### Aim:
Output the material beneath this task exactly, images excluded.

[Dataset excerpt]
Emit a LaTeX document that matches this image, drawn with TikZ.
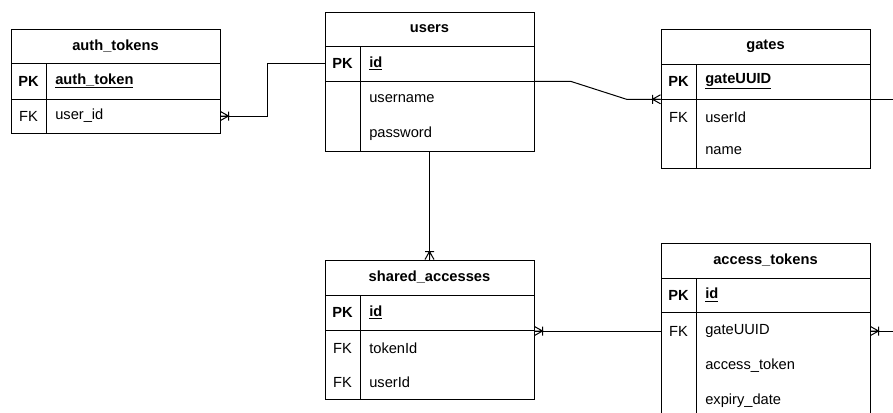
\documentclass[tikz,border=0pt]{standalone}
\usepackage{fontspec}
\setmainfont{Liberation Sans}
\usetikzlibrary{fit,calc}
\begin{document}
\begin{tikzpicture}[x=0.75pt,y=-0.75pt,
  every node/.style={font=\fontsize{11}{13}\selectfont, text=black},
  tbl/.style={draw, inner sep=0pt, line width=0.75pt},
  sep/.style={line width=0.75pt},
  hdr/.style={font=\fontsize{11}{13}\selectfont\bfseries, inner sep=0pt},
  key/.style={font=\fontsize{11}{13}\selectfont\bfseries, inner sep=0pt, minimum height=26.25pt},
  fkey/.style={inner sep=0pt, minimum height=26.25pt},
  fld/.style={anchor=west, inner sep=0pt},
  pkfld/.style={anchor=west, inner sep=0pt, font=\fontsize{11}{13}\selectfont\bfseries},
  conn/.style={line width=0.75pt},
  crow/.pic={\draw[line width=0.75pt] (0,-4.5) -- (8,0) -- (0,4.5) (8,-4.5) -- (8,4.5) (0,0) -- (8,0);}
]
\useasboundingbox (0,0) rectangle (893,412);
\clip (0,0) rectangle (893,412);
\fill[white] (0,0) rectangle (893,412);

% auth_tokens
\node[tbl, fit={(11,29) (220,133)}] (auth_tokens) {};
\draw[sep] (11,63) -- (220,63) (11,99) -- (220,99) (46,63) -- (46,133);
\node[hdr] at (115.5,46) {auth\_tokens};
\node[key] (at_pk) at (28.5,81) {PK};
\node[pkfld] at (55,81) {\underline{auth\_token}};
\node[fkey] at (28.5,116) {FK};
\node[fld] (at_fk) at (55,116) {user\_id};

% users
\node[tbl, fit={(325,12) (534,151)}] (users) {};
\draw[sep] (325,46) -- (534,46) (325,81) -- (534,81) (360,46) -- (360,151);
\node[hdr] at (429.5,29) {users};
\node[key] (users_pk) at (342.5,63.5) {PK};
\node[pkfld] at (369,63.5) {\underline{id}};
\node[fld] at (369,99) {username};
\node[fld] at (369,134) {password};

% gates
\node[tbl, fit={(661,29) (870,168)}] (gates) {};
\draw[sep] (661,64) -- (870,64) (661,99) -- (870,99) (696,64) -- (696,168);
\node[hdr] at (765.5,46.5) {gates};
\node[key] (gates_pk) at (678.5,81.5) {PK};
\node[pkfld] at (705,81.5) {\underline{gateUUID}};
\node[fkey] at (678.5,117) {FK};
\node[fld] at (705,117) {userId};
\node[fld] at (705,151) {name};

% shared_accesses
\node[tbl, fit={(325,260) (534,399)}] (shared_accesses) {};
\draw[sep] (325,295) -- (534,295) (325,330) -- (534,330) (360,295) -- (360,399);
\node[hdr] at (429.5,277.5) {shared\_accesses};
\node[key] (sa_pk) at (342.5,312.5) {PK};
\node[pkfld] at (369,312.5) {\underline{id}};
\node[fkey] at (342.5,348) {FK};
\node[fld] at (369,348) {tokenId};
\node[fkey] at (342.5,382) {FK};
\node[fld] at (369,382) {userId};

% access_tokens
\node[tbl, fit={(661,243) (870,419)}] (access_tokens) {};
\draw[sep] (661,278) -- (870,278) (661,312) -- (870,312) (696,278) -- (696,419);
\node[hdr] at (765.5,260.5) {access\_tokens};
\node[key] (ac_pk) at (678.5,295) {PK};
\node[pkfld] at (705,295) {\underline{id}};
\node[fkey] at (678.5,331) {FK};
\node[fld] (ac_gate) at (705,331) {gateUUID};
\node[fld] at (705,366) {access\_token};
\node[fld] at (705,401) {expiry\_date};

% connectors
\draw[conn] (auth_tokens.east |- at_fk) -- ++(47,0) |- (users.west |- users_pk);
\pic at (auth_tokens.east |- at_fk) {crow};

\draw[conn] (users.east |- users_pk.south) -- ++(36,0)
  -- ($(gates.west |- gates_pk.south)+(-34,0)$) -- (gates.west |- gates_pk.south);
\pic[rotate=180] at (gates.west |- gates_pk.south) {crow};

\draw[conn] (users.south) -- (shared_accesses.north);
\pic[rotate=90] at (shared_accesses.north) {crow};

\draw[conn] (shared_accesses.east |- ac_gate) -- (access_tokens.west |- ac_gate);
\pic at (shared_accesses.east |- ac_gate) {crow};

\draw[conn] (gates.east |- gates_pk.south) -- ++(40,0) |- (access_tokens.east |- ac_gate);
\pic at (access_tokens.east |- ac_gate) {crow};
\end{tikzpicture}
\end{document}
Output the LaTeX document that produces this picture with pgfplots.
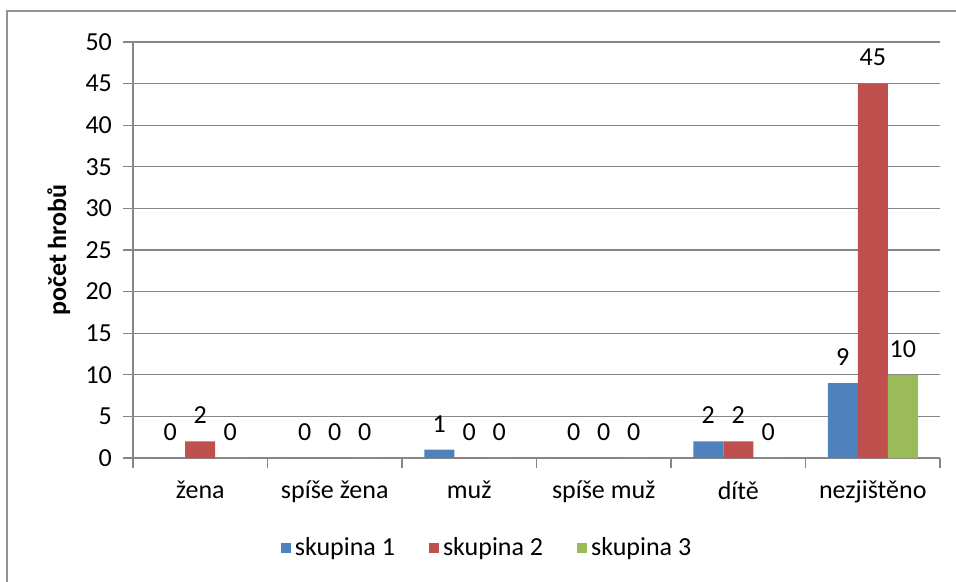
\documentclass[border=0pt]{standalone}
\usepackage{pgfplots}
\pgfplotsset{compat=1.18}
\usepackage{fontspec}
\setmainfont{Carlito}
\definecolor{sk1}{HTML}{4F81BD}
\definecolor{sk2}{HTML}{C0504D}
\definecolor{sk3}{HTML}{9BBB59}
\definecolor{osa}{HTML}{868686}
\begin{document}
\begin{tikzpicture}
\begin{axis}[
    scale only axis,
    width=403.5pt, height=208pt,
    ybar=0pt, bar width=15pt,
    xmin=-0.5, xmax=5.5,
    ymin=0, ymax=50,
    ytick={0,5,...,50},
    xtick={0,...,5},
    xticklabels={žena, spíše žena, muž, spíše muž, dítě, nezjištěno},
    minor xtick={-0.5,0.5,...,5.5},
    major x tick style={draw=none},
    tick align=outside,
    major tick length=5pt, minor tick length=5pt,
    tick style={osa, line width=0.6pt},
    axis x line*=bottom, axis y line*=left,
    axis line style={osa, line width=0.6pt},
    ymajorgrids, grid style={osa, line width=0.6pt},
    font=\fontsize{13}{15}\selectfont,
    tick label style={font=\fontsize{13}{15}\selectfont},
    /pgf/number format/assume math mode=true,
    xticklabel style={yshift=-3pt},
    yticklabel style={xshift=-2pt},
    ylabel={\bfseries počet hrobů},
    ylabel style={at={(axis description cs:-0.092,0.5)}, anchor=center, font=\fontsize{13}{15}\selectfont},
    nodes near coords,
    every node near coord/.append style={anchor=center, yshift=13pt, font=\fontsize{13}{15}\selectfont, text=black},
    legend columns=3,
    legend style={at={(axis description cs:0.44,-0.216)}, anchor=center, draw=none,
        font=\fontsize{13}{15}\selectfont,
        /tikz/every even column/.append style={column sep=15pt}},
    legend image code/.code={\fill[#1] (0pt,-2.5pt) rectangle (5pt,2.5pt);},
]
\addplot[fill=sk1, draw=none] coordinates {(0,0) (1,0) (2,1) (3,0) (4,2) (5,9)};
\addlegendentry{skupina 1}
\addplot[fill=sk2, draw=none] coordinates {(0,2) (1,0) (2,0) (3,0) (4,2) (5,45)};
\addlegendentry{skupina 2}
\addplot[fill=sk3, draw=none] coordinates {(0,0) (1,0) (2,0) (3,0) (4,0) (5,10)};
\addlegendentry{skupina 3}
\coordinate (bbA) at (axis description cs:-0.1648,-0.2957);
\coordinate (bbB) at (axis description cs:1.0198,1.101);
\coordinate (frA) at (axis description cs:-0.1561,-0.31);
\coordinate (frB) at (axis description cs:1.04,1.0745);
\end{axis}
\useasboundingbox (bbA) rectangle (bbB);
\draw[color=osa!90, line width=1pt] (frA) rectangle (frB);
\end{tikzpicture}
\end{document}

### Correct answer:
Emit a LaTeX document that matches this image, drawn with TikZ.
\documentclass[tikz,border=0pt]{standalone}
\usepackage{fontspec}
\setmainfont{Liberation Sans}
\usetikzlibrary{fit,calc}
\begin{document}
\begin{tikzpicture}[x=0.75pt,y=-0.75pt,
  every node/.style={font=\fontsize{11}{13}\selectfont, text=black},
  tbl/.style={draw, inner sep=0pt, line width=0.75pt},
  sep/.style={line width=0.75pt},
  hdr/.style={font=\fontsize{11}{13}\selectfont\bfseries, inner sep=0pt},
  key/.style={font=\fontsize{11}{13}\selectfont\bfseries, inner sep=0pt, minimum height=26.25pt},
  fkey/.style={inner sep=0pt, minimum height=26.25pt},
  fld/.style={anchor=west, inner sep=0pt},
  pkfld/.style={anchor=west, inner sep=0pt, font=\fontsize{11}{13}\selectfont\bfseries},
  conn/.style={line width=0.75pt},
  crow/.pic={\draw[line width=0.75pt] (0,-4.5) -- (8,0) -- (0,4.5) (8,-4.5) -- (8,4.5) (0,0) -- (8,0);}
]
\useasboundingbox (0,0) rectangle (893,412);
\clip (0,0) rectangle (893,412);
\fill[white] (0,0) rectangle (893,412);

% auth_tokens
\node[tbl, fit={(11,29) (220,133)}] (auth_tokens) {};
\draw[sep] (11,63) -- (220,63) (11,99) -- (220,99) (46,63) -- (46,133);
\node[hdr] at (115.5,46) {auth\_tokens};
\node[key] (at_pk) at (28.5,81) {PK};
\node[pkfld] at (55,81) {\underline{auth\_token}};
\node[fkey] at (28.5,116) {FK};
\node[fld] (at_fk) at (55,116) {user\_id};

% users
\node[tbl, fit={(325,12) (534,151)}] (users) {};
\draw[sep] (325,46) -- (534,46) (325,81) -- (534,81) (360,46) -- (360,151);
\node[hdr] at (429.5,29) {users};
\node[key] (users_pk) at (342.5,63.5) {PK};
\node[pkfld] at (369,63.5) {\underline{id}};
\node[fld] at (369,99) {username};
\node[fld] at (369,134) {password};

% gates
\node[tbl, fit={(661,29) (870,168)}] (gates) {};
\draw[sep] (661,64) -- (870,64) (661,99) -- (870,99) (696,64) -- (696,168);
\node[hdr] at (765.5,46.5) {gates};
\node[key] (gates_pk) at (678.5,81.5) {PK};
\node[pkfld] at (705,81.5) {\underline{gateUUID}};
\node[fkey] at (678.5,117) {FK};
\node[fld] at (705,117) {userId};
\node[fld] at (705,151) {name};

% shared_accesses
\node[tbl, fit={(325,260) (534,399)}] (shared_accesses) {};
\draw[sep] (325,295) -- (534,295) (325,330) -- (534,330) (360,295) -- (360,399);
\node[hdr] at (429.5,277.5) {shared\_accesses};
\node[key] (sa_pk) at (342.5,312.5) {PK};
\node[pkfld] at (369,312.5) {\underline{id}};
\node[fkey] at (342.5,348) {FK};
\node[fld] at (369,348) {tokenId};
\node[fkey] at (342.5,382) {FK};
\node[fld] at (369,382) {userId};

% access_tokens
\node[tbl, fit={(661,243) (870,419)}] (access_tokens) {};
\draw[sep] (661,278) -- (870,278) (661,312) -- (870,312) (696,278) -- (696,419);
\node[hdr] at (765.5,260.5) {access\_tokens};
\node[key] (ac_pk) at (678.5,295) {PK};
\node[pkfld] at (705,295) {\underline{id}};
\node[fkey] at (678.5,331) {FK};
\node[fld] (ac_gate) at (705,331) {gateUUID};
\node[fld] at (705,366) {access\_token};
\node[fld] at (705,401) {expiry\_date};

% connectors
\draw[conn] (auth_tokens.east |- at_fk) -- ++(47,0) |- (users.west |- users_pk);
\pic at (auth_tokens.east |- at_fk) {crow};

\draw[conn] (users.east |- users_pk.south) -- ++(36,0)
  -- ($(gates.west |- gates_pk.south)+(-34,0)$) -- (gates.west |- gates_pk.south);
\pic[rotate=180] at (gates.west |- gates_pk.south) {crow};

\draw[conn] (users.south) -- (shared_accesses.north);
\pic[rotate=90] at (shared_accesses.north) {crow};

\draw[conn] (shared_accesses.east |- ac_gate) -- (access_tokens.west |- ac_gate);
\pic at (shared_accesses.east |- ac_gate) {crow};

\draw[conn] (gates.east |- gates_pk.south) -- ++(40,0) |- (access_tokens.east |- ac_gate);
\pic at (access_tokens.east |- ac_gate) {crow};
\end{tikzpicture}
\end{document}
Output the LaTeX document that produces this picture with pgfplots.
\documentclass[border=0pt]{standalone}
\usepackage{pgfplots}
\pgfplotsset{compat=1.18}
\usepackage{fontspec}
\setmainfont{Carlito}
\definecolor{sk1}{HTML}{4F81BD}
\definecolor{sk2}{HTML}{C0504D}
\definecolor{sk3}{HTML}{9BBB59}
\definecolor{osa}{HTML}{868686}
\begin{document}
\begin{tikzpicture}
\begin{axis}[
    scale only axis,
    width=403.5pt, height=208pt,
    ybar=0pt, bar width=15pt,
    xmin=-0.5, xmax=5.5,
    ymin=0, ymax=50,
    ytick={0,5,...,50},
    xtick={0,...,5},
    xticklabels={žena, spíše žena, muž, spíše muž, dítě, nezjištěno},
    minor xtick={-0.5,0.5,...,5.5},
    major x tick style={draw=none},
    tick align=outside,
    major tick length=5pt, minor tick length=5pt,
    tick style={osa, line width=0.6pt},
    axis x line*=bottom, axis y line*=left,
    axis line style={osa, line width=0.6pt},
    ymajorgrids, grid style={osa, line width=0.6pt},
    font=\fontsize{13}{15}\selectfont,
    tick label style={font=\fontsize{13}{15}\selectfont},
    /pgf/number format/assume math mode=true,
    xticklabel style={yshift=-3pt},
    yticklabel style={xshift=-2pt},
    ylabel={\bfseries počet hrobů},
    ylabel style={at={(axis description cs:-0.092,0.5)}, anchor=center, font=\fontsize{13}{15}\selectfont},
    nodes near coords,
    every node near coord/.append style={anchor=center, yshift=13pt, font=\fontsize{13}{15}\selectfont, text=black},
    legend columns=3,
    legend style={at={(axis description cs:0.44,-0.216)}, anchor=center, draw=none,
        font=\fontsize{13}{15}\selectfont,
        /tikz/every even column/.append style={column sep=15pt}},
    legend image code/.code={\fill[#1] (0pt,-2.5pt) rectangle (5pt,2.5pt);},
]
\addplot[fill=sk1, draw=none] coordinates {(0,0) (1,0) (2,1) (3,0) (4,2) (5,9)};
\addlegendentry{skupina 1}
\addplot[fill=sk2, draw=none] coordinates {(0,2) (1,0) (2,0) (3,0) (4,2) (5,45)};
\addlegendentry{skupina 2}
\addplot[fill=sk3, draw=none] coordinates {(0,0) (1,0) (2,0) (3,0) (4,0) (5,10)};
\addlegendentry{skupina 3}
\coordinate (bbA) at (axis description cs:-0.1648,-0.2957);
\coordinate (bbB) at (axis description cs:1.0198,1.101);
\coordinate (frA) at (axis description cs:-0.1561,-0.31);
\coordinate (frB) at (axis description cs:1.04,1.0745);
\end{axis}
\useasboundingbox (bbA) rectangle (bbB);
\draw[color=osa!90, line width=1pt] (frA) rectangle (frB);
\end{tikzpicture}
\end{document}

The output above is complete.